Danny Goldberg, chairman/CEO of Artemis Records, says that while the
FTC is right in calling for updated stickering policies, it crossed a
line. “The FTC made two main points: one reasonable, that the industry
show parental stickers in ads, and one unreasonable – the FTC seems to
have made a dictatorial decision that children under 17 shouldn’t be
allowed to buy stickered albums. This is not appropriate.” Goldberg
says that “while I totally respect the views of those who choose not
to allow their children to listen [to such albums], they have no right
to put that value system on the whole country.”
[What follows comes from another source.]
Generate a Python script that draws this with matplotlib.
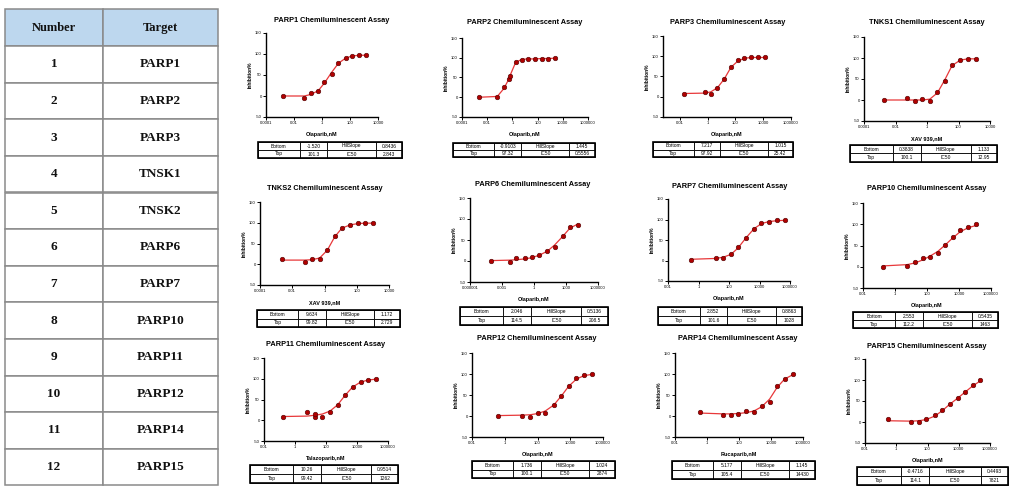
import matplotlib
matplotlib.use("Agg")
import matplotlib.pyplot as plt
from matplotlib.patches import Rectangle

plt.rcParams["font.family"] = ["Liberation Sans", "DejaVu Sans"]

W, H = 1016, 490

# summary table on the left
numbers = [str(i) for i in range(1, 13)]
targets = ["PARP1", "PARP2", "PARP3", "TNSK1", "TNSK2", "PARP6",
           "PARP7", "PARP10", "PARP11", "PARP12", "PARP14", "PARP15"]

plot_titles = ["PARP1", "PARP2", "PARP3", "TNKS1", "TNKS2", "PARP6",
               "PARP7", "PARP10", "PARP11", "PARP12", "PARP14", "PARP15"]
x_labels = ["Olaparib,nM", "Olaparib,nM", "Olaparib,nM", "XAV 939,nM",
            "XAV 939,nM", "Olaparib,nM", "Olaparib,nM", "Olaparib,nM",
            "Talazoparib,nM", "Olaparib,nM", "Rucaparib,nM", "Olaparib,nM"]

ticks_a = [1e-4, 1e-2, 1, 100, 1e4]
labels_a = ["0.0001", "0.01", "1", "100", "10000"]
ticks_b = [1e-4, 1e-2, 1, 100, 1e4, 1e6]
labels_b = ["0.0001", "0.01", "1", "100", "10000", "1000000"]
ticks_c = [1e-2, 1, 100, 1e4, 1e6]
labels_c = ["0.01", "1", "100", "10000", "1000000"]
ticks_d = [1e-6, 1e-3, 1, 1e3, 1e6]
labels_d = ["0.000001", "0.001", "1", "1000", "1000000"]

# concentration (nM), inhibition (%), fitted line read at each concentration
conc_parp1 = [0.0017, 0.054, 0.17, 0.55, 1.5, 4.8, 15, 48, 130, 420, 1300]
inh_parp1 = [0, -5, 7, 11, 34, 52, 79, 91, 95, 97, 97]
fit_parp1 = [0, 0, 4, 13, 31, 56, 78, 90, 95, 97, 97]

conc_parp2 = [0.0023, 0.063, 0.21, 0.54, 0.65, 1.8, 5.5, 18, 62, 210, 710, 2400]
inh_parp2 = [0, 0, 25, 45, 55, 90, 95, 97, 97, 97, 98, 100]
fit_parp2 = [0, 2, 22, 47, 55, 88, 96, 97, 97, 98, 98, 99]

conc_parp3 = [0.019, 0.66, 1.7, 5.1, 16, 49, 150, 450, 1400, 4200, 12600]
inh_parp3 = [7, 12, 7, 22, 43, 73, 90, 95, 97, 97, 97]
fit_parp3 = [8, 9, 12, 22, 44, 73, 88, 95, 97, 97, 97]

conc_tnks1 = [0.0019, 0.055, 0.17, 0.49, 1.5, 4.6, 13.5, 39, 130, 400, 1350]
inh_tnks1 = [0, 4, -2, 2, -3, 18, 46, 84, 95, 98, 98]
fit_tnks1 = [0, 0, 0, 0, 2, 17, 48, 82, 95, 98, 98]

conc_tnks2 = [0.0022, 0.06, 0.17, 0.5, 1.5, 4.3, 12, 40, 118, 330, 950]
inh_tnks2 = [12, 6, 12, 13, 34, 67, 87, 94, 99, 99, 100]
fit_tnks2 = [10, 10, 11, 15, 34, 66, 87, 95, 98, 99, 99]

conc_parp6 = [0.0001, 0.0051, 0.022, 0.14, 0.65, 3.2, 17, 85, 470, 2300, 12600]
inh_parp6 = [0, -2, 6, 6, 10, 14, 24, 34, 60, 80, 86]
fit_parp6 = [1, 2, 3, 5, 8, 14, 23, 38, 58, 78, 88]

conc_parp7 = [0.34, 13.5, 42, 135, 380, 1350, 4500, 13500, 42000, 135000, 450000]
inh_parp7 = [2, 5, 7, 16, 32, 56, 77, 91, 94, 98, 98]
fit_parp7 = [3, 5, 8, 15, 30, 56, 78, 90, 95, 97, 98]

conc_parp10 = [0.19, 5.9, 18, 54, 155, 470, 1350, 4100, 11500, 38000, 115000]
inh_parp10 = [0, 2, 12, 21, 24, 33, 52, 70, 86, 94, 100]
fit_parp10 = [2, 5, 9, 16, 25, 36, 51, 68, 82, 92, 97]

conc_parp11 = [0.18, 5.8, 19.5, 19.5, 58, 180, 560, 1700, 5200, 17000, 54000, 170000]
inh_parp11 = [7, 20, 8, 14, 8, 20, 37, 61, 80, 92, 97, 100]
fit_parp11 = [9, 10, 12, 12, 15, 22, 37, 60, 80, 92, 97, 99]

conc_parp12 = [0.41, 11, 36, 107, 300, 980, 2900, 8100, 24000, 68000, 200000]
inh_parp12 = [0, 0, -2, 8, 8, 27, 47, 71, 91, 98, 100]
fit_parp12 = [1, 2, 3, 6, 12, 26, 48, 71, 88, 96, 99]

conc_parp14 = [0.39, 10.5, 32, 93, 290, 870, 2600, 8100, 24000, 71000, 224000]
inh_parp14 = [10, 2, 2, 4, 12, 10, 24, 34, 71, 87, 100]
fit_parp14 = [7, 5, 5, 6, 8, 12, 22, 40, 68, 88, 98]

conc_parp15 = [0.3, 9.3, 29, 85, 290, 890, 2600, 8700, 27000, 79000, 245000]
inh_parp15 = [6, 0, 0, 6, 17, 28, 42, 56, 71, 87, 100]
fit_parp15 = [3, 2, 3, 6, 14, 27, 42, 57, 72, 86, 98]

# fit parameter tables under each panel
bottoms = ["-1.520", "-0.9103", "7.217", "0.3838", "9.634", "2.046",
           "2.852", "2.553", "10.26", "1.736", "5.177", "-0.4716"]
tops = ["101.3", "97.32", "97.92", "100.1", "99.82", "114.5",
        "101.6", "112.2", "99.42", "100.1", "105.4", "114.1"]
hills = ["0.8436", "1.445", "1.015", "1.133", "1.172", "0.5136",
         "0.8863", "0.5435", "0.9514", "1.024", "1.145", "0.4493"]
ic50s = ["2.843", "0.5556", "25.42", "12.95", "2.729", "208.5",
         "1028", "1463", "1262", "2874", "14430", "7821"]

series = [
    (conc_parp1, inh_parp1, fit_parp1, ticks_a, labels_a),
    (conc_parp2, inh_parp2, fit_parp2, ticks_b, labels_b),
    (conc_parp3, inh_parp3, fit_parp3, ticks_c, labels_c),
    (conc_tnks1, inh_tnks1, fit_tnks1, ticks_a, labels_a),
    (conc_tnks2, inh_tnks2, fit_tnks2, ticks_a, labels_a),
    (conc_parp6, inh_parp6, fit_parp6, ticks_d, labels_d),
    (conc_parp7, inh_parp7, fit_parp7, ticks_c, labels_c),
    (conc_parp10, inh_parp10, fit_parp10, ticks_c, labels_c),
    (conc_parp11, inh_parp11, fit_parp11, ticks_c, labels_c),
    (conc_parp12, inh_parp12, fit_parp12, ticks_c, labels_c),
    (conc_parp14, inh_parp14, fit_parp14, ticks_c, labels_c),
    (conc_parp15, inh_parp15, fit_parp15, ticks_c, labels_c),
]

# layout in pixels: axes box (x0, x1, top, bottom), x-limits, title centre, table box
axes_px = [(266, 378, 33, 117), (462, 588, 38, 117), (663, 791, 36, 117), (864, 990, 37, 121),
           (260, 389, 202, 285), (470, 598, 198, 282), (668, 790, 199, 281), (863, 991, 203, 288),
           (264, 388, 358, 441), (472, 603, 353, 437), (675, 803, 353, 437), (865, 990, 359, 443)]
xlims = [(1e-4, 1e4), (1e-4, 1e6), (10 ** -3.2, 1e6), (1e-4, 1e4),
         (1e-4, 1e4), (1e-6, 1e6), (1e-2, 1e6), (1e-2, 1e6),
         (1e-2, 1e6), (1e-2, 1e6), (1e-2, 1e6), (1e-2, 1e6)]
title_px = [(332, 20), (525, 23), (728, 23), (927, 22),
            (325, 188), (533, 185), (730, 186), (927, 189),
            (326, 345), (537, 338), (738, 338), (927, 346)]
table_px = [(258, 402, 142, 158), (453, 595, 143, 157), (653, 793, 142, 157), (850, 997, 145, 162),
            (257, 400, 310, 327), (460, 608, 307, 325), (658, 802, 307, 325), (853, 998, 312, 328),
            (250, 398, 465, 483), (472, 615, 461, 478), (672, 815, 461, 479), (857, 1008, 467, 485)]


def px_rect(x0, x1, y0, y1):
    return [x0 / W, 1 - y1 / H, (x1 - x0) / W, (y1 - y0) / H]


fig = plt.figure(figsize=(W / 100, H / 100), dpi=100)

page = fig.add_axes([0, 0, 1, 1])
page.set_xlim(0, W)
page.set_ylim(H, 0)
page.axis("off")

# left table
t_left, t_mid, t_right = 5, 103, 218
t_top, row_h = 9.5, 36.6
rows = [("Number", "Target")] + list(zip(numbers, targets))
for i, (num, tgt) in enumerate(rows):
    y0 = t_top + i * row_h
    face = "#bdd7ee" if i == 0 else "white"
    for xa, xb, txt in [(t_left, t_mid, num), (t_mid, t_right, tgt)]:
        page.add_patch(Rectangle((xa, y0), xb - xa, row_h, facecolor=face,
                                 edgecolor="#8a8a8a", linewidth=1.1))
        page.text((xa + xb) / 2, y0 + row_h / 2, txt, ha="center", va="center",
                  family="Liberation Serif", fontweight="bold",
                  fontsize=9 if i == 0 else 9.5, color="#111111")

for k, (conc, inh, fit, ticks, tlabels) in enumerate(series):
    ax = fig.add_axes(px_rect(*axes_px[k]))
    ax.set_xscale("log")
    ax.plot(conc, fit, "-", color="#e8383a", linewidth=0.9, zorder=2)
    ax.plot(conc, inh, "o", markersize=3.3, markerfacecolor="#b00000",
            markeredgecolor="#4a0000", markeredgewidth=0.4, zorder=3)
    ax.set_xlim(*xlims[k])
    ax.set_ylim(-50, 150)
    ax.set_yticks([-50, 0, 50, 100, 150])
    ax.set_yticklabels(["-50", "0", "50", "100", "150"])
    ax.set_xticks(ticks)
    ax.set_xticklabels(tlabels)
    ax.minorticks_off()
    for side in ["top", "right"]:
        ax.spines[side].set_visible(False)
    for side in ["left", "bottom"]:
        ax.spines[side].set_linewidth(1.0)
    ax.tick_params(labelsize=3, length=2, width=0.7, pad=1)
    ax.set_ylabel("Inhibition%", fontsize=3.5, fontweight="bold", labelpad=1.5)
    ax.set_xlabel(x_labels[k], fontsize=4, fontweight="bold", labelpad=5)
    ax.patch.set_alpha(0)

    tx, ty = title_px[k]
    fig.text(tx / W, 1 - ty / H, plot_titles[k] + " Chemiluminescent Assay",
             ha="center", va="center", fontsize=5.3, fontweight="bold")

    tax = fig.add_axes(px_rect(*table_px[k]))
    tax.axis("off")
    tbl = tax.table(cellText=[["Bottom", bottoms[k], "HillSlope", hills[k]],
                              ["Top", tops[k], "IC50", ic50s[k]]],
                    bbox=[0, 0, 1, 1], colWidths=[0.29, 0.19, 0.34, 0.18],
                    cellLoc="center")
    tbl.auto_set_font_size(False)
    tbl.set_fontsize(3.5)
    for cell in tbl.get_celld().values():
        cell.set_linewidth(0.6)
    tax.add_patch(Rectangle((0, 0), 1, 1, transform=tax.transAxes, fill=False,
                            edgecolor="black", linewidth=1.2, clip_on=False))

fig.savefig("out.png", dpi=100)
But Noah Stone, newly hired executive director of the Recording
Artists Coalition (RAC), says the RAC believes “that while artists
across the board are First Amendment advocates, because artists aren’t
involved in the marketing of their albums, they want the labels to do
so in a truthful and appropriate manner.”
NO VISUAL CORRELATION?
While the FTC recognized the efforts of the movie and video-game
industries to address the FTC’s concerns, Engle asserts that the RIAA
“ignored all of our suggestions,” such as moving to a
one-size-fits-all warning label.
Many record industry officials- – and some lawmakers –believe that a
label that describes visual media and offers age requirements, such as
for movies, videos, and video games, cannot be applied to sound
recordings. “There’s just no correlation between visuals and lyrics,
which can be interpretive,” Goldberg says.
Yet other observers have often noted that the music industry has spent
two decades helping support the visual media of music videos and music
television networks to both interpret and promote the sale of specific
music recordings via television.
Engle also takes the RIAA to task for spinning numbers in its
post-study statement, which says that the original FTC report in
September states that 75% of parents are satisfied with the RIAA’s
voluntary parental advisory program.
“They have misinterpreted what we reported,” she says. “That 75%
number was only of the parents who were aware of the system. You have
to subtract out the parents who had never even heard of the system.
And when you do that, the number of parents who said they were
somewhat satisfied or satisfied drops to about 54%.”
The FTC study chief also took individual record companies to task for
not stepping up to the plate with reforms. “Just because the trade
association didn’t institute changes doesn’t mean that individual
member companies couldn’t have done so.”
Meanwhile, the FTC’s Engle was pleased by one facet of Rosen’s written
statement, which read, “We agree that we need to do a better job of
following our own guidelines.”
Engle says, “I was glad to read that. She’s never said that before.”